■ Stated goal
Leaving the pictures out, print the lines from the first line of the listing through the line containing "import plotly.graph_objects as go", exactly as they read, and no others.

■ Data segment
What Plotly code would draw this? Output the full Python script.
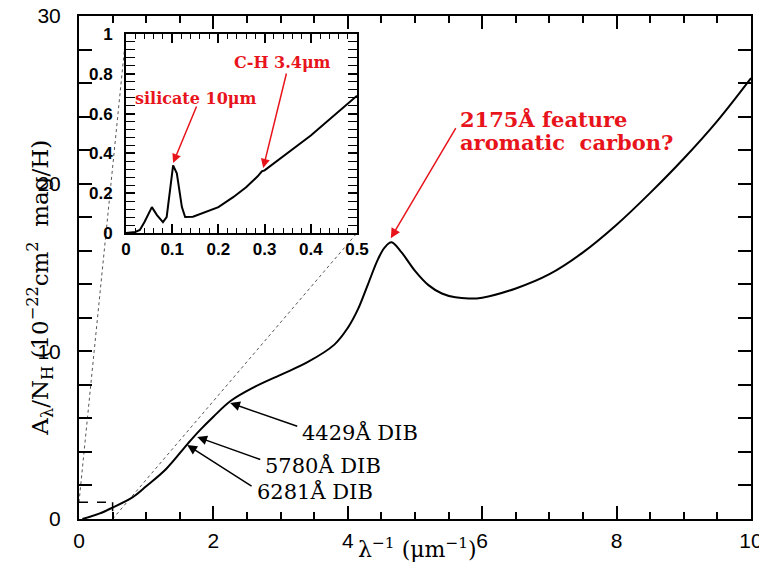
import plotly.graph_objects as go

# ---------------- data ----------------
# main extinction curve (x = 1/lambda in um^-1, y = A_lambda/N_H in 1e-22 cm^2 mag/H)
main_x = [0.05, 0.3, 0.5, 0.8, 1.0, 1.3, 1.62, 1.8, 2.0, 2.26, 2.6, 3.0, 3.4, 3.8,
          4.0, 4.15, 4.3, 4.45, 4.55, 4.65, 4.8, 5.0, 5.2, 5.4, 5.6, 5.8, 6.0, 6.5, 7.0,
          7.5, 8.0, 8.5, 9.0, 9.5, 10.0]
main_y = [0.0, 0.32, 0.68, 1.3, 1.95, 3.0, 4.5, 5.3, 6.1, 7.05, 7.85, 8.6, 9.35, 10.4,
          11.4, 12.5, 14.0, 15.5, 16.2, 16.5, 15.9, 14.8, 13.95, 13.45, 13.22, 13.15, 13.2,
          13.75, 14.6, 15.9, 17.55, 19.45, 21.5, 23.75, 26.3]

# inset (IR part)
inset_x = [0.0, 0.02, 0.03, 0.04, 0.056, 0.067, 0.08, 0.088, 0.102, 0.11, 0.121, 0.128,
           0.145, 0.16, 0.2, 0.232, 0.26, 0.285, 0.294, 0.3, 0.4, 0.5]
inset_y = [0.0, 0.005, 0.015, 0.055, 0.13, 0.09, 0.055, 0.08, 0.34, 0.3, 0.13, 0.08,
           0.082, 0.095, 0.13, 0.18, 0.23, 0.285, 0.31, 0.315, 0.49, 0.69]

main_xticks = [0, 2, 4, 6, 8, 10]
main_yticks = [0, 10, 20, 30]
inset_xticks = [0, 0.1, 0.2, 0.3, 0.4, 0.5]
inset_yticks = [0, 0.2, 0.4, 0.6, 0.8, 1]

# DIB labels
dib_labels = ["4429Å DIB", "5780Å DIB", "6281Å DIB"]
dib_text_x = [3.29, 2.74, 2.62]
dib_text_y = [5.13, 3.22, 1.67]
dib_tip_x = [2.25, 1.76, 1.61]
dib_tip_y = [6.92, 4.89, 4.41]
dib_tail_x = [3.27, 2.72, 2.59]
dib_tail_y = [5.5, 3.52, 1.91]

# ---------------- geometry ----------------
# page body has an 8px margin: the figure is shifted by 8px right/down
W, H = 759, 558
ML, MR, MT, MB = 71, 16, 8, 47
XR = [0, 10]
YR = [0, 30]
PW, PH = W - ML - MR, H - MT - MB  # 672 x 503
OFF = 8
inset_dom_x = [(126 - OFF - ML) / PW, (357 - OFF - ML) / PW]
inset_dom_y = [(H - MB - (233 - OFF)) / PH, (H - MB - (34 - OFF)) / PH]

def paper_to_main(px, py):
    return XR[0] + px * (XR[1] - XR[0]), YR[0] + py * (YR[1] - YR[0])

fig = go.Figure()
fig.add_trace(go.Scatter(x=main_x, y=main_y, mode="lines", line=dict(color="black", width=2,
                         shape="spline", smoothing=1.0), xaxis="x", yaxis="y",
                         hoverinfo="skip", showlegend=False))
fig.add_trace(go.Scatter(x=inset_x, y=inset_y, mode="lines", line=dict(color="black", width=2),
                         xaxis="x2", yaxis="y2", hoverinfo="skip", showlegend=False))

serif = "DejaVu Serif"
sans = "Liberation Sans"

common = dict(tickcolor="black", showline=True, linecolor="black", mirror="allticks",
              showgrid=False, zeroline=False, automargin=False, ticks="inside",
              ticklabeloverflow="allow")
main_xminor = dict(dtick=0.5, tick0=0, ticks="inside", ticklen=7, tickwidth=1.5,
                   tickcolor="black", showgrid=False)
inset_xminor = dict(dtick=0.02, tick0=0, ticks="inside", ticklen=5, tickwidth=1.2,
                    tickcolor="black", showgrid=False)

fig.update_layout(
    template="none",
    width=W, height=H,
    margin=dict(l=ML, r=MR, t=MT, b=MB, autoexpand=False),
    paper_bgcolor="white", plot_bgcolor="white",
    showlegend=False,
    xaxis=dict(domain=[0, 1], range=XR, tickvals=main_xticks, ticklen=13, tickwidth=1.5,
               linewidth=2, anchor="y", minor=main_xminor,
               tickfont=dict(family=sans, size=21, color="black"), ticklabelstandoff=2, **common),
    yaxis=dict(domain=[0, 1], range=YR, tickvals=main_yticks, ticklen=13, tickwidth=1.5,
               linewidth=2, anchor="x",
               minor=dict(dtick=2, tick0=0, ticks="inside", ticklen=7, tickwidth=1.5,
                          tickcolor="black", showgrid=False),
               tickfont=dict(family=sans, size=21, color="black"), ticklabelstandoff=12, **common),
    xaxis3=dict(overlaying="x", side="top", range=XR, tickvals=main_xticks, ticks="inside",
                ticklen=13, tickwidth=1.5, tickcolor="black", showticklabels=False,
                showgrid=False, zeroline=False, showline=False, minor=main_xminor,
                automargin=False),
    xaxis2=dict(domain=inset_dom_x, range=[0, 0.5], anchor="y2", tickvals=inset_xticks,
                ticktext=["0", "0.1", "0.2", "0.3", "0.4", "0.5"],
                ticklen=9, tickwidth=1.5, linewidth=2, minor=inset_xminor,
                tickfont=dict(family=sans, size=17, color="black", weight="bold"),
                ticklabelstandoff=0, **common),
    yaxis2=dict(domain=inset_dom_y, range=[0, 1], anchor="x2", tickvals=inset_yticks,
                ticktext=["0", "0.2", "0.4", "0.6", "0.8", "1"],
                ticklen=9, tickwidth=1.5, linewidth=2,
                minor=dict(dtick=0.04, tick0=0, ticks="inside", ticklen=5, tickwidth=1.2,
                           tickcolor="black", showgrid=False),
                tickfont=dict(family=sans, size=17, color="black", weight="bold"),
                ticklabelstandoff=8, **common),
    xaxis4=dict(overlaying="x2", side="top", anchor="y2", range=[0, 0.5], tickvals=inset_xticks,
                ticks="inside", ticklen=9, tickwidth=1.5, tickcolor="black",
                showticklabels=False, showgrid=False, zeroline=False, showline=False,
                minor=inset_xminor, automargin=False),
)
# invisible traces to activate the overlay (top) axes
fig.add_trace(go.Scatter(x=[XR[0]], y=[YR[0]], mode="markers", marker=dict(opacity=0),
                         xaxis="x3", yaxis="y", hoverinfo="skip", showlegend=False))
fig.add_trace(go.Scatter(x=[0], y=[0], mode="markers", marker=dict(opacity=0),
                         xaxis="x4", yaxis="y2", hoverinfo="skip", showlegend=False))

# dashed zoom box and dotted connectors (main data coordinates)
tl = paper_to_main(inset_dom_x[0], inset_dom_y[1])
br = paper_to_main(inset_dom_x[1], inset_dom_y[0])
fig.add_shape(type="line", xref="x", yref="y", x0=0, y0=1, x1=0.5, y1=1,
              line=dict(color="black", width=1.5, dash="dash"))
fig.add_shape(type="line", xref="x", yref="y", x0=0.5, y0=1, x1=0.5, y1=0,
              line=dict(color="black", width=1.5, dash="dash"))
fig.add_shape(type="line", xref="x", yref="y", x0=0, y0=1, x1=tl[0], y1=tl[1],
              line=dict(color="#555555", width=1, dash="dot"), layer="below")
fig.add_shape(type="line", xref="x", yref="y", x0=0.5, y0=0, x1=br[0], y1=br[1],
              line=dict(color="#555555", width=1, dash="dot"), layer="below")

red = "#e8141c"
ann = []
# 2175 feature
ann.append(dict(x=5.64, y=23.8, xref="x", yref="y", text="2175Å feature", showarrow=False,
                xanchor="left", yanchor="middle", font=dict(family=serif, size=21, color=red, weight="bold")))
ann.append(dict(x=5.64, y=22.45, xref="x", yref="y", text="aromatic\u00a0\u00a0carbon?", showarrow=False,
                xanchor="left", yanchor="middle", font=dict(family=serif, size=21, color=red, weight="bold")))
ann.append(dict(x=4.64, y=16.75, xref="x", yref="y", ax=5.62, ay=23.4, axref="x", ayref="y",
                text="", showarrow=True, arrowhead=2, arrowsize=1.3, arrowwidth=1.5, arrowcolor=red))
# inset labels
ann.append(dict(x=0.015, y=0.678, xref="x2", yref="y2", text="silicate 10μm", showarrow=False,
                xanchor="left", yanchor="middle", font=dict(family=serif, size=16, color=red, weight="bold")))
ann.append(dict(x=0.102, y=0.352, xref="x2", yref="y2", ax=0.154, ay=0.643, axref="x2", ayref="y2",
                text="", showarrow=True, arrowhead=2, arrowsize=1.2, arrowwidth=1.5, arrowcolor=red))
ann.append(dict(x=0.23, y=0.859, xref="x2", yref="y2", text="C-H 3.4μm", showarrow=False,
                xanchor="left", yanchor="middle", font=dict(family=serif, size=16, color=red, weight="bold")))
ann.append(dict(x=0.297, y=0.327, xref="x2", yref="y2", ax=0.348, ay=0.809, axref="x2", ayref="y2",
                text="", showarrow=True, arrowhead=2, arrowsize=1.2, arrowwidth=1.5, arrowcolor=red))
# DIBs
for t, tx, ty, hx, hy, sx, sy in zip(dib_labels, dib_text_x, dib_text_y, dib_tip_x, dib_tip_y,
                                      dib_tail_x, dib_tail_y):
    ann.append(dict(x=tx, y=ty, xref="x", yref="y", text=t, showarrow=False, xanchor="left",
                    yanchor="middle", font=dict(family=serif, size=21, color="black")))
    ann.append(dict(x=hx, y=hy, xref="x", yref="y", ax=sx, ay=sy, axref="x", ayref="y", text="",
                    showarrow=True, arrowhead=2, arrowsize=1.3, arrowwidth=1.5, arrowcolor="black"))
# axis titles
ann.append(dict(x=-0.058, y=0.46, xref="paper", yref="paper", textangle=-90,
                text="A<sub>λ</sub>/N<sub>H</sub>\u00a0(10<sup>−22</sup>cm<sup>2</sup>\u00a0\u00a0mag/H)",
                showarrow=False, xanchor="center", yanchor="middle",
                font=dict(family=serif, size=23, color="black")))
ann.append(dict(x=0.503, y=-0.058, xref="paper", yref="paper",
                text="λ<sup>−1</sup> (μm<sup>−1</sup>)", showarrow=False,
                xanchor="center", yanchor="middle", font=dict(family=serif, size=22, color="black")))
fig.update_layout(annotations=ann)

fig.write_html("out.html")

■ Output of the exercise
What Plotly code would draw this? Output the full Python script.
import plotly.graph_objects as go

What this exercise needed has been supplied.